Desde o final dos anos 20 já não se sabe ao certo o que é, como funciona ou evolui uma empresa. A cada moda, guru ou tendência seguem-se outras tantas frustrações, redescobertas e críticos.
A moda da reengenharia é mais uma que está chegando ao fim, tão melancolicamente quanto a ``administração participativa", a ``qualidade total" ou a ``revolução da informática". Não que essas várias ondas tenham simplesmente falhado ou estejam completamente superadas. Há um processo de aprendizado contínuo (que faz a felicidade das editoras voltadas à ``auto-ajuda" empresarial).
Mas o lado sombrio, frustrante ou equivocado das várias ``teorias" da firma geralmente recebe bem menos atenção. Afinal, parece sempre muito mais urgente estar atento à nova moda do que aprender com os erros e percalços daquela que vem de cair em desgraça.
É, portanto, bastante auspicioso que o ``Wall Street Journal" tenha estampado numa primeira página, na semana passada, uma reportagem sobre os casos de ``anorexia" que estão vitimando grandes empresas que entraram de corpo e alma nos processos de reengenharia, ``downsizing", terceirização e quetais. Na malhação para conseguirem um corpinho mais enxuto, essas empresas perderam a alma.
O enxugamento tem um atrativo imediato e fácil de ser explicado ao executivo apressado: corte de custos. Nos anos 80, principalmente, as teses de ``flexibilização" dos mercados de trabalho encheram prateleiras.
A chamada revolução da informática também desempenhou seu papel na construção do mito de que as empresas modernas precisariam cada vez menos de trabalho e cada vez mais de capital. Todas as rotinas seriam substituídas por máquinas. Surgiriam os escritórios virtuais. As técnicas de minimização de estoques e robotização de linhas produção favoreceriam a terceirização.
Aconteceu um pouco de tudo isso, mas os resultados em termos de eficiência, às vezes bastante evidentes e imediatos, impediram que os administradores percebessem o efeito colateral perverso: a perda de dinamismo, especialmente a erosão da capacidade de inovar em produtos, processos e tecnologias em várias empresas.
A metáfora da ``anorexia" cabe perfeitamente.

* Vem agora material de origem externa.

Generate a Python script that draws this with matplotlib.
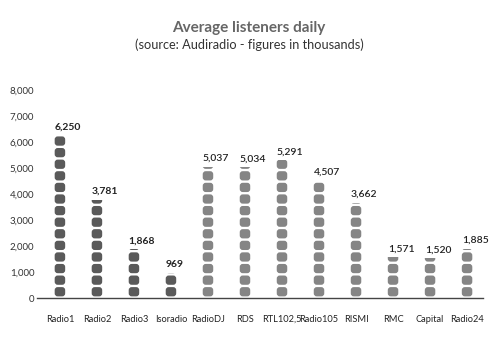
import matplotlib
matplotlib.use("Agg")
import matplotlib.pyplot as plt
from matplotlib.patches import FancyBboxPatch, Rectangle

stations = ["Radio1", "Radio2", "Radio3", "Isoradio", "RadioDJ", "RDS",
            "RTL102,5", "Radio105", "RISMI", "RMC", "Capital", "Radio24"]
listeners = [6250, 3781, 1868, 969, 5037, 5034, 5291, 4507, 3662, 1571, 1520, 1885]
public = [True, True, True, True, False, False, False, False, False, False, False, False]
y_ticks = [0, 1000, 2000, 3000, 4000, 5000, 6000, 7000, 8000]

unit = 446  # height of one square cell, in thousands

plt.rcParams["font.family"] = ["Lato", "DejaVu Sans"]

fig = plt.figure(figsize=(4.95, 3.53), dpi=100)
ax = fig.add_axes([0.0747, 0.1558, 0.901, 0.589])
ax.set_xlim(-0.62, 11.43)
ax.set_ylim(0, 8000)

# data units per pixel, used for square corners
px_x = (11.43 + 0.62) / (0.901 * 495)
px_y = 8000 / (0.589 * 353)

w = 10.5 * px_x
for i, (v, pub) in enumerate(zip(listeners, public)):
    col = "#5a5a5a" if pub else "#858585"
    clip = Rectangle((i - w, 0), 2 * w, v, transform=ax.transData)
    n = int(v // unit) + 1
    for k in range(n):
        y0 = (k + 0.14) * unit
        h = 0.8 * unit
        if y0 >= v:
            break
        sq = FancyBboxPatch((i - w / 2, y0), w, h,
                            boxstyle="round,pad=0,rounding_size=%f" % (3 * px_x),
                            mutation_aspect=px_y / px_x,
                            facecolor=col, edgecolor="none")
        ax.add_patch(sq)
        sq.set_clip_path(clip)
    ax.text(i - w / 2, v + 4 * px_y, f"{v:,}", ha="left", va="bottom",
            fontsize=7.5, color="#222222",
            fontweight="bold" if pub else "semibold")

ax.set_xticks(range(len(stations)))
ax.set_xticklabels(stations, fontsize=6.7, color="#222222")
ax.set_yticks(y_ticks)
ax.set_yticklabels([f"{t:,}" for t in y_ticks], fontsize=7, color="#333333")
ax.tick_params(axis="x", length=0, pad=12)
ax.tick_params(axis="y", length=0, pad=2)

for s in ["top", "right", "left"]:
    ax.spines[s].set_visible(False)
ax.spines["bottom"].set_color("#444444")
ax.spines["bottom"].set_linewidth(1)

fig.text(0.503, 0.92, "Average listeners daily", ha="center", va="center",
         fontsize=11, fontweight="bold", color="#666666")
fig.text(0.503, 0.872, "(source: Audiradio - figures in thousands)",
         ha="center", va="center", fontsize=9.2, color="#333333")

fig.savefig("out.png", dpi=100)
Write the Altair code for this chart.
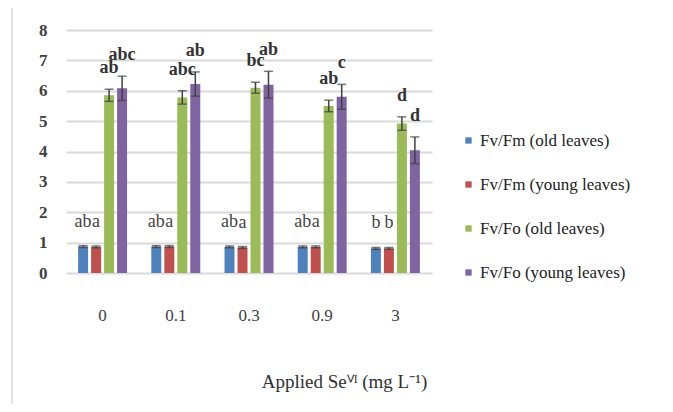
import altair as alt
import pandas as pd

doses = ["0", "0.1", "0.3", "0.9", "3"]
series = ["Fv/Fm (old leaves)", "Fv/Fm (young leaves)", "Fv/Fo (old leaves)", "Fv/Fo (young leaves)"]
colors = ["#4F81BD", "#C0504D", "#9BBB59", "#8064A2"]

fm_old = [0.87, 0.87, 0.86, 0.86, 0.81]
fm_young = [0.86, 0.87, 0.84, 0.86, 0.81]
fo_old = [5.85, 5.78, 6.10, 5.50, 4.92]
fo_young = [6.08, 6.22, 6.20, 5.80, 4.04]

err_fm_old = [0.03, 0.03, 0.03, 0.03, 0.03]
err_fm_young = [0.03, 0.03, 0.03, 0.03, 0.03]
err_fo_old = [0.20, 0.22, 0.18, 0.19, 0.22]
err_fo_young = [0.40, 0.40, 0.44, 0.41, 0.44]

lab_fm_old = ["ab", "ab", "ab", "ab", "b"]
lab_fm_young = ["a", "a", "a", "a", "b"]
lab_fo_old = ["ab", "abc", "bc", "ab", "d"]
lab_fo_young = ["abc", "ab", "ab", "c", "d"]

rows = []
for s, vals, errs, labs in zip(
    series,
    [fm_old, fm_young, fo_old, fo_young],
    [err_fm_old, err_fm_young, err_fo_old, err_fo_young],
    [lab_fm_old, lab_fm_young, lab_fo_old, lab_fo_young],
):
    for d, v, e, l in zip(doses, vals, errs, labs):
        rows.append({"dose": d, "series": s, "value": v, "lo": v - e, "hi": v + e,
                     "label": l, "kind": "Fm" if "Fm" in s else "Fo"})
df = pd.DataFrame(rows)

SERIF = "Liberation Serif"
TXT = "#404040"

x_axis = alt.Axis(title="Applied Se\u2c7d\u1d35 (mg L\u207b\u00b9)",
                  labelAngle=0, labelFont="Liberation Sans Narrow",
                  labelFontSize=17, labelColor=TXT, labelPadding=34,
                  ticks=False, domain=False, grid=False,
                  titleFont=SERIF, titleFontSize=19, titleFontWeight="normal",
                  titleColor="#303030", titleAnchor="middle",
                  titleX=278, titleY=108, titleBaseline="middle")
x_scale = alt.Scale(paddingInner=0.29, paddingOuter=0.145)
y_scale = alt.Scale(domain=[0, 8], nice=False)
y_axis = alt.Axis(title=None, values=[0, 1, 2, 3, 4, 5, 6, 7, 8], labelFont=SERIF,
                  labelFontSize=17, labelFontWeight="bold", labelColor=TXT,
                  labelPadding=19, ticks=False, domain=False, labelOverlap=False,
                  gridColor="#d9d9d9", gridWidth=2)


def X():
    return alt.X("dose:N", sort=doses, scale=x_scale, axis=x_axis)


def XO():
    return alt.XOffset("series:N", sort=series,
                       scale=alt.Scale(paddingInner=0.23, paddingOuter=0.115))


def Y(field):
    return alt.Y(field, type="quantitative", scale=y_scale, axis=y_axis)


base = alt.Chart(df)

bars = base.mark_bar().encode(
    x=X(), xOffset=XO(), y=Y("value"),
    color=alt.Color("series:N", sort=series,
                    scale=alt.Scale(domain=series, range=colors),
                    legend=alt.Legend(title=None, orient="none", legendX=394, legendY=102,
                                      symbolType="square", symbolSize=40, symbolStrokeWidth=0,
                                      labelFont=SERIF, labelFontSize=17, labelColor="#222222",
                                      rowPadding=26, labelOffset=3)),
)

rules = base.mark_rule(color="#404040", strokeWidth=1.5).encode(
    x=X(), xOffset=XO(), y=Y("lo"), y2="hi:Q",
)
caps_hi = base.mark_tick(color="#404040", thickness=1.5, size=9).encode(
    x=X(), xOffset=XO(), y=Y("hi"),
)
caps_lo = base.mark_tick(color="#404040", thickness=1.5, size=9).encode(
    x=X(), xOffset=XO(), y=Y("lo"),
)

labels_fo = base.transform_filter(alt.datum.kind == "Fo").mark_text(
    font=SERIF, fontSize=18, fontWeight="bold", color="#333333", dy=-21, baseline="middle"
).encode(x=X(), xOffset=XO(), y=Y("hi"), text="label:N")

labels_fm = base.transform_filter(alt.datum.kind == "Fm").mark_text(
    font=SERIF, fontSize=18, color="#444444", dy=-24, baseline="middle"
).encode(x=X(), xOffset=XO(), y=Y("hi"), text="label:N")

border = alt.Chart(pd.DataFrame({"a": [0]})).mark_rule(color="#c8c8c8", strokeWidth=1).encode(
    x=alt.value(-54), y=alt.value(-22), y2=alt.value(390)
)

chart = alt.layer(bars, rules, caps_hi, caps_lo, labels_fm, labels_fo, border).properties(
    width=366, height=243,
    autosize=alt.AutoSizeParams(type="none"),
    padding={"left": 58, "top": 22, "right": 233, "bottom": 131},
).configure_view(stroke=None)

chart.save("out.html", embed_options={"renderer": "svg", "actions": False})
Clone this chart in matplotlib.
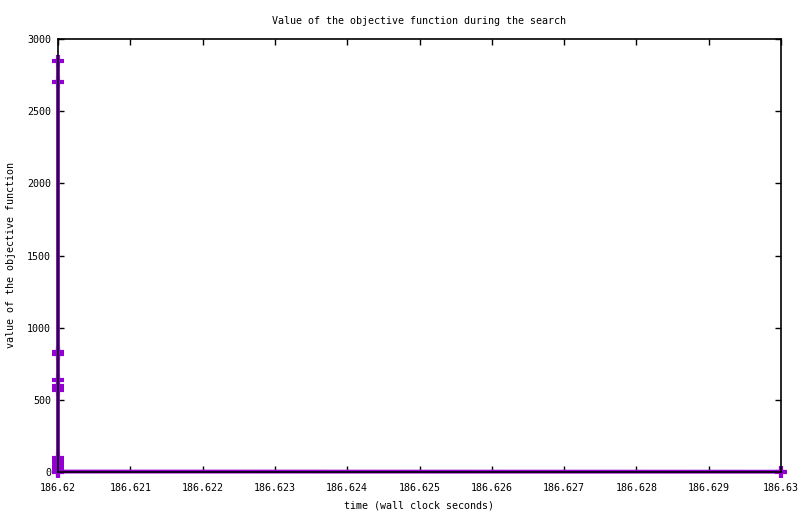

Como nos casos de obsessão por dietas para emagrecimento, pode ter início um processo doentio de perda de apetite. Em muitos casos, a falta de apetite é fatal: a empresa, como o indivíduo, fica tão enxuta que se torna incapaz de reproduzir-se, quanto mais crescer ou ter disposição para incorporar novos talentos.
No chão da fábrica ou nos corredores da grande corporação, a reengenharia pode ter ainda o efeito colateral de aterrorizar os trabalhadores, gerentes e diretores. Estarão todos com medo de errar demais, ou inventar demais. O organismo empresarial vai, assim, perdendo tônus muscular.
O limiar fatal da reengenharia é o enxugamento chegar a tal ponto que o próprio empresário simplesmente perde a capacidade de assumir riscos. E seja qual for o modelo de capitalismo ou pós-capitalismo em questão, simplesmente não há vida onde não há apostas de alto risco e apetite por inovação.